For his part, Brook Furniture president and chief executive Robert W. Crawford said his company, which is privately owned, will continue to pursue Cort.
"We feel that we had a higher bid and there is just no question here," Crawford said. "The board did an injustice to the shareholders by accepting a lower bid."
Crawford said Brook has been eyeing Cort for 15 years. Brook offered to buy Cort last year for $28 a share, but the company rejected the offer.
Cort has "great opportunities down the road," Crawford said. "I can build Brook to be the size of Cort, but it would just be quicker" to buy it.
But Crawford faces an uphill fight for any deal. Citicorp Venture Capital, which owns 44 percent of Cort, has committed to selling to Wesco at the $28-a-share price.
Preston G. Athey, manager of T. Rowe Price's Small-Cap Value Fund, which owns 10.7 percent of Cort, said Wesco's offer is a solid one. The Baltimore-based mutual fund company is Cort's second-largest shareholder.
"I know they have the cash, and they're good for it," Athey said of Wesco. "Their history is not to back out."
Athey gave stylistic differences between the Brook and Cort management teams as one reason why Cort is ignoring Brook's offer to purchase the company.
He also noted that Brook Furniture has not made a formal tender offer.
Athey's endorsement is significant, especially given his adversarial stance with Cort's management in the past year. T. Rowe Price took the unusual step last year of publicly denouncing Cort management's plans to go private in a leveraged buyout backed by Citigroup's venture capital division and a New York buyout firm, Bruckman, Rosser, Sherrill & Co.
Cort offered to buy back the shares owned by the public for $26.50 per share--$24 cash plus a share of new preferred stock. The $26.50 price was almost 60 percent more than Cort stock was selling for at the time.
But T. Rowe Price argued that the buyout price was too low. Cort stock had been selling for $45 a share a year earlier.
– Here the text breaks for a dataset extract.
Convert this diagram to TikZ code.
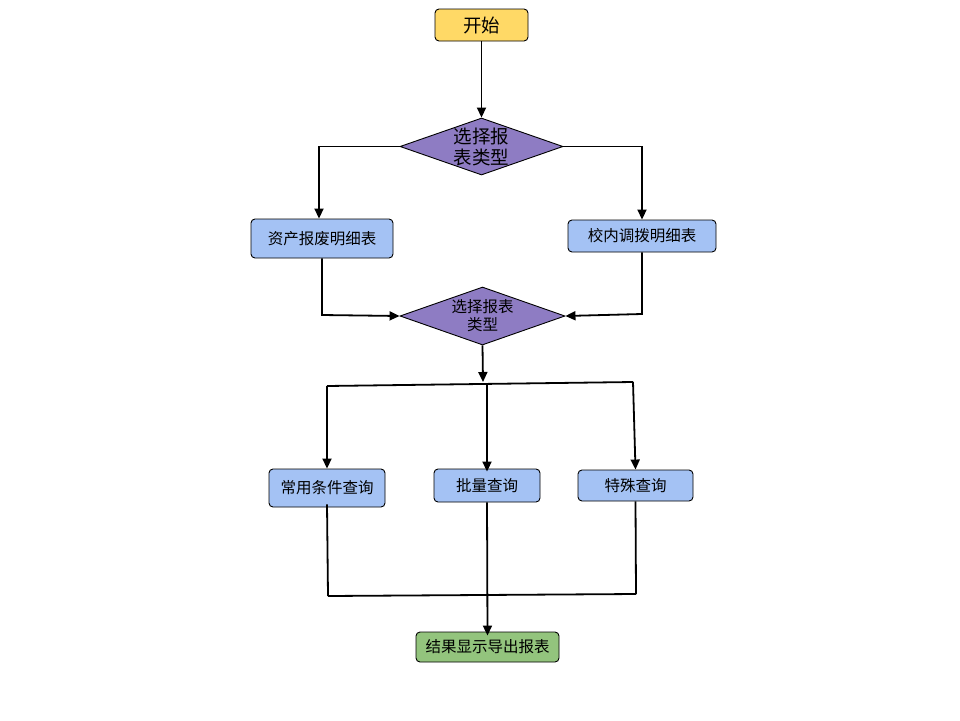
\documentclass[tikz,border=0pt]{standalone}
\usepackage{fontspec}
\newfontfamily\cjk{Noto Sans CJK SC}
\usetikzlibrary{shapes.geometric,arrows.meta}
\definecolor{startc}{HTML}{FFD966}
\definecolor{decc}{HTML}{8E7CC3}
\definecolor{boxc}{HTML}{A4C2F4}
\definecolor{endc}{HTML}{93C47D}
\tikzset{
  base/.style={draw=black, line width=0.9pt, inner sep=0pt, font=\cjk\fontsize{15.5}{17}\selectfont},
  rbox/.style={base, rectangle, rounded corners=4pt},
  dec/.style={base, diamond, fill=decc, aspect=2.86, align=center},
  conn/.style={line width=1.8pt, draw=black},
  arr/.style={conn, -{Triangle[length=10pt,width=9pt]}},
}
\begin{document}
\begin{tikzpicture}[x=1pt,y=-1pt]
\useasboundingbox (0,0) rectangle (960,720);
\fill[white] (0,0) rectangle (960,720);
% nodes
\node[rbox, fill=startc, minimum width=93pt, minimum height=32pt, font=\cjk\fontsize{18.5}{20}\selectfont] (start) at (481.5,25) {开始};
\node[dec, minimum width=163pt, minimum height=57pt] (d1) at (481.5,146.5) {};
\node[font=\cjk\fontsize{18.5}{21}\selectfont, align=center] at (d1.center) {选择报\\表类型};
\node[rbox, fill=boxc, minimum width=142pt, minimum height=39pt] (b1) at (322,238.5) {资产报废明细表};
\node[rbox, fill=boxc, minimum width=148pt, minimum height=32pt] (b2) at (642,236) {校内调拨明细表};
\node[dec, minimum width=165pt, minimum height=58pt] (d2) at (482.5,316) {};
\node[font=\cjk\fontsize{15.5}{18}\selectfont, align=center] at (d2.center) {选择报表\\类型};
\node[rbox, fill=boxc, minimum width=116pt, minimum height=38pt] (q1) at (327,488) {常用条件查询};
\node[rbox, fill=boxc, minimum width=106pt, minimum height=33pt] (q2) at (487,485.5) {批量查询};
\node[rbox, fill=boxc, minimum width=115pt, minimum height=31pt] (q3) at (635.5,485.5) {特殊查询};
\node[rbox, fill=endc, minimum width=143pt, minimum height=30pt] (res) at (487.5,647) {结果显示导出报表};
% junction coordinates
\coordinate (j1l) at (319,146.5);
\coordinate (j1r) at (642,146.5);
\coordinate (j2l) at (322,315);
\coordinate (j2r) at (642,314);
\coordinate (sd) at (483,382);
\coordinate (hl) at (327,386);
\coordinate (hm) at (487,384);
\coordinate (hr) at (633,382);
\coordinate (bl) at (328,596);
\coordinate (br) at (636,594);
% connectors
\draw[arr] (start.south) -- (d1.north);
\draw[arr] (d1.west) -- (j1l) -- (b1.north -| j1l);
\draw[arr] (d1.east) -- (j1r) -- (b2.north);
\draw[arr] (b1.south) -- (j2l) -- (d2.west);
\draw[arr] (b2.south) -- (j2r) -- (d2.east);
\draw[arr] (d2.south) -- (sd);
\draw[conn] (hl) -- (hr);
\draw[arr] (hl) -- (q1.north);
\draw[arr] (hm) -- ([yshift=-3pt]q2.north);
\draw[arr] (hr) -- (q3.north);
\draw[conn] ([yshift=3pt]q1.south) -- (bl);
\draw[conn] (q3.south) -- (br);
\draw[conn] (bl) -- (br);
\draw[arr] (q2.south) -- ([yshift=-4pt]res.north);
\end{tikzpicture}
\end{document}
While Cort managers subsequently increased their offer to $28 a share in cash and stock, they later canceled the buyout, citing insufficient support from its public shareholders--most notably T. Rowe--and the weakness of the high-yield debt market.
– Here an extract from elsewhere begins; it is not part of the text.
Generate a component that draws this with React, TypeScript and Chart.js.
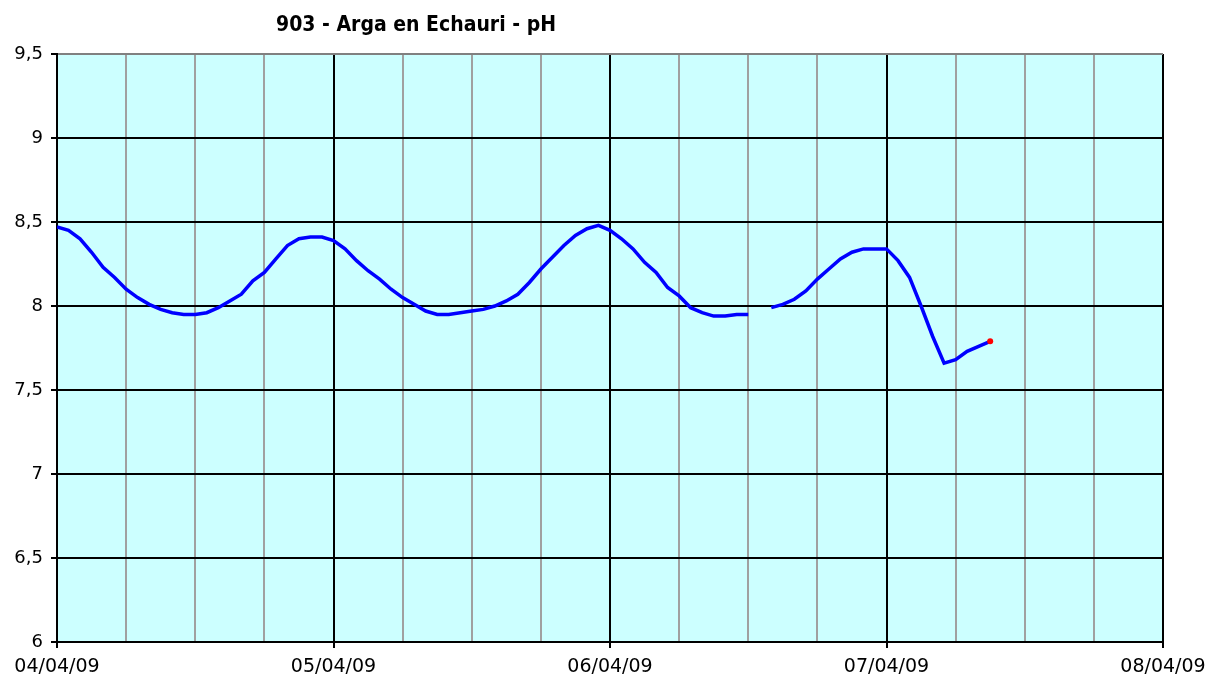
import React, { useEffect, useRef } from "react";
import { Chart, registerables } from "chart.js";

Chart.register(...registerables);

const TITLE = "903 - Arga en Echauri - pH";
const DAY_LABELS = ["04/04/09", "05/04/09", "06/04/09", "07/04/09", "08/04/09"];
const HOURS = [
  0, 1, 2, 3, 4, 5, 6, 7, 8, 9, 10, 11, 12, 13, 14, 15, 16, 17, 18, 19, 20,
  21, 22, 23, 24, 25, 26, 27, 28, 29, 30, 31, 32, 33, 34, 35, 36, 37, 38, 39,
  40, 41, 42, 43, 44, 45, 46, 47, 48, 49, 50, 51, 52, 53, 54, 55, 56, 57, 58,
  59, 60, 61, 62, 63, 64, 65, 66, 67, 68, 69, 70, 71, 72, 73, 74, 75, 76, 77,
  78, 79, 80, 81,
];
const PH: (number | null)[] = [
  8.47, 8.45, 8.40, 8.32, 8.23, 8.17, 8.10, 8.05, 8.01, 7.98, 7.96, 7.95, 7.95,
  7.96, 7.99, 8.03, 8.07, 8.15, 8.20, 8.28, 8.36, 8.40, 8.41, 8.41, 8.39, 8.34,
  8.27, 8.21, 8.16, 8.10, 8.05, 8.01, 7.97, 7.95, 7.95, 7.96, 7.97, 7.98, 8.00,
  8.03, 8.07, 8.14, 8.22, 8.29, 8.36, 8.42, 8.46, 8.48, 8.45, 8.40, 8.34, 8.26,
  8.20, 8.11, 8.06, 7.99, 7.96, 7.94, 7.94, 7.95, 7.95, null, 7.99, 8.01, 8.04,
  8.09, 8.16, 8.22, 8.28, 8.32, 8.34, 8.34, 8.34, 8.27, 8.17, 8.00, 7.82, 7.66,
  7.68, 7.73, 7.76, 7.79,
];
const Y_MIN = 6;
const Y_MAX = 9.5;
const Y_STEP = 0.5;
const X_MAX_HOURS = 96;
const X_STEP_HOURS = 6;

const FONT = "'DejaVu Sans', Verdana, sans-serif";
const TITLE_FONT = "'DejaVu Sans Condensed', 'DejaVu Sans', sans-serif";

export default function App() {
  const ref = useRef<HTMLCanvasElement | null>(null);

  useEffect(() => {
    if (!ref.current) return;
    const data = HOURS.map((h, i) => ({ x: h, y: PH[i] }));
    const lastIdx = PH.length - 1;

    const bgPlugin = {
      id: "plotBg",
      beforeDraw(chart: any) {
        const { ctx, chartArea } = chart;
        ctx.save();
        ctx.fillStyle = "#CCFFFF";
        ctx.fillRect(
          chartArea.left,
          chartArea.top,
          chartArea.right - chartArea.left,
          chartArea.bottom - chartArea.top
        );
        ctx.restore();
      },
    };

    const titlePlugin = {
      id: "customTitle",
      afterDraw(chart: any) {
        const { ctx } = chart;
        ctx.save();
        ctx.font = `bold 21px ${TITLE_FONT}`;
        ctx.fillStyle = "#000";
        ctx.textAlign = "center";
        ctx.textBaseline = "alphabetic";
        ctx.fillText(TITLE, 416, 31);
        ctx.restore();
      },
    };

    const chart = new Chart(ref.current, {
      type: "line",
      data: {
        datasets: [
          {
            data: data as any,
            borderColor: "#0000FF",
            borderWidth: 3.5,
            spanGaps: false,
            tension: 0,
            pointRadius: (c: any) => (c.dataIndex === lastIdx ? 3 : 0),
            pointBackgroundColor: "#FF0000",
            pointBorderColor: "#FF0000",
            pointBorderWidth: 0,
          },
        ],
      },
      options: {
        animation: false,
        responsive: false,
        layout: { padding: { top: 54, right: 58, left: 0, bottom: 0 } },
        plugins: {
          legend: { display: false },
          title: { display: false },
          tooltip: { enabled: false },
        },
        scales: {
          x: {
            type: "linear",
            min: 0,
            max: X_MAX_HOURS,
            afterFit(scale: any) {
              scale.height = 37;
            },
            ticks: {
              stepSize: X_STEP_HOURS,
              autoSkip: false,
              maxRotation: 0,
              padding: 8,
              color: "#000",
              font: { family: FONT, size: 19 },
              callback: (v: any) =>
                Number(v) % 24 === 0 ? DAY_LABELS[Number(v) / 24] : "",
            },
            grid: {
              color: (c: any) =>
                c.tick && c.tick.value % 24 === 0 ? "#000000" : "#A0A0A0",
              lineWidth: 2,
              tickLength: 6,
              tickColor: (c: any) =>
                c.tick && c.tick.value % 24 === 0 ? "#000000" : "rgba(0,0,0,0)",
            },
            border: { color: "#000", width: 2 },
          },
          y: {
            min: Y_MIN,
            max: Y_MAX,
            afterFit(scale: any) {
              scale.width = 57;
            },
            ticks: {
              stepSize: Y_STEP,
              padding: 8,
              color: "#000",
              font: { family: FONT, size: 18 },
              callback: (v: any) => String(v).replace(".", ","),
            },
            grid: {
              color: (c: any) =>
                c.tick && c.tick.value === Y_MAX ? "#808080" : "#000000",
              lineWidth: 2,
              tickLength: 6,
              tickColor: "#000",
            },
            border: { color: "#000", width: 2 },
          },
        },
      },
      plugins: [bgPlugin, titlePlugin],
    });

    return () => chart.destroy();
  }, []);

  return (
    <div style={{ position: "fixed", left: 0, top: 0, width: 1221, height: 679, background: "#fff" }}>
      <canvas ref={ref} width={1221} height={679} />
    </div>
  );
}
Cort Business Services went public in 1995 after 25 years in business. It is now the industry's biggest renter of residential and office furniture. The company estimates that more than 80 percent of the Fortune 500 companies rent equipment from it.
The company rents furniture, including conference tables and chairs and sofas, for trade shows and meetings. It also rents to residential customers, primarily business executives who need temporary furnishings.
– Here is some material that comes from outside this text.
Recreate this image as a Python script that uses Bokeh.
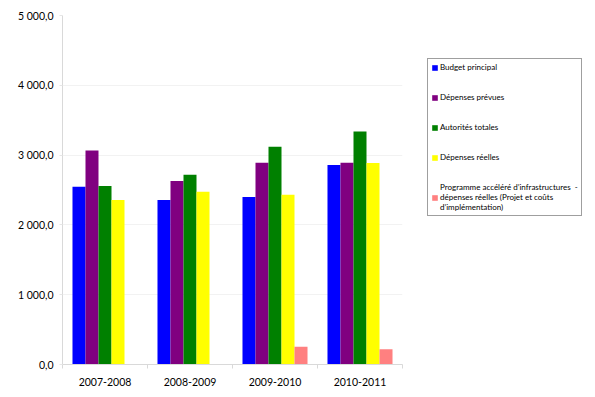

After three rentals, the office and residential furniture is moved to Cort's discount centers, where it is sold.
For the nine months ending September 1999, revenue increased 12 percent to $264.1 million from the same period the year before. The company has 2,300 employees.
The Courting of Cort
March 1999: Cort agrees to be bought by a management-led buyout group for $24 a share, or $363 million. The offer is immediately criticized by investors.
Aug. 10: T. Rowe Price, a mutual fund company that owns 10 percent of Cort, said it would not vote to sell the company to the management group because it believes the price doesn't reflect Cort's long-term value.
Aug. 18: Cort's management-led buyout group increases offer to $25 a share in cash and $3 in preferred stock. Brook Furniture Rental, a competitor and longtime suitor of Cort, said it offered $28 a share in cash. That month, an independent proxy advisory firm calls the offer "inadequate."
November 1999: Cort terminates the management-led leveraged buyout, citing insufficient support from the company's public shareholders and the weakening high-yeld debt market, which would have financed the $28-a-share deal.
January 2000: Cort agrees to sell to Berkshire Hathaway subsidiary for $28 a share.